7 Signs of a Functioning Alcoholic:
1. You cannot have just one or two drinks.
2. You have to order your next drink before you finish the one in front of you.
3. You are not comfortable talking about your relationship with alcohol.
4. You drink almost every night of the week.
5. You often experience blackout or memory loss when drinking.
6. You cannot imagine your life without alcohol.
7. You drink to be happy, confident or comfortable.
If you feel that you or a loved one may be at risk for abusing alcohol, I urge you to start a conversation now. Often drinking or abuse stems from something in your life that you are not at peace with. It could be your job, your partner, your confidence, depression, anxiety or boredom. If you are a functioning alcoholic, you can change now. It starts with looking in the mirror and radically accepting where you are without judgement. Start the conversation with yourself, or the person you are living with. If it is too hard to face, write a letter or a email, and just get in on paper. Make a promise to yourself that you are aware of this issue and that you do not want it to become a bigger problem.
Often, when you heal other parts of your life that need healing, alcohol and substance abuse are no longer an issue. We all deserve to live a happy, healthy and successful life, so I urge you to try to make a change. Once you face your fear head on, it won't be as scary anymore, and you will now work on taking the next step forward. There is so much help and guidance out there today.
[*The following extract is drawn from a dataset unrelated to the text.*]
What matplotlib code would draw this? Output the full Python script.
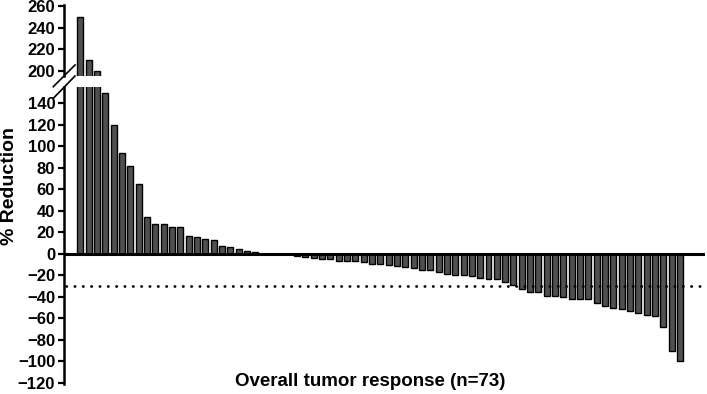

For starters, if you pay for health insurance every month, use it! On the back of your health insurance card, there will be a 1-800 number for mental health and substance abuse. Find a list of providers and go talk to a professional. Often therapists are like dating. You have to shop around until you find the one who works for you. The people who reach their fullest potential in life, and experience the deepest form of happiness and success are the ones who truly work on themselves.
So I invite you now to drop your judgement and shame, and change your life, starting today. If you aren't ready today, start tomorrow. But please, do not deprive yourself of this beautiful world and experience. Remember that drinking even more than two days a week can negatively impact your mood, attitude, health and energy. Even if you don't realize its negative effects, believe me, they are there. Sometimes starting a drinking diary can help. Simply account for how much you drink on a daily and weekly basis. Often you will be shocked at how much alcohol you consume. You can take it a step further with tracking your behavior, attitude and mood levels before and after you drink. Sometimes the negative affects of drinking don't affect you for a day or two, but in the end, it will always catch up with us.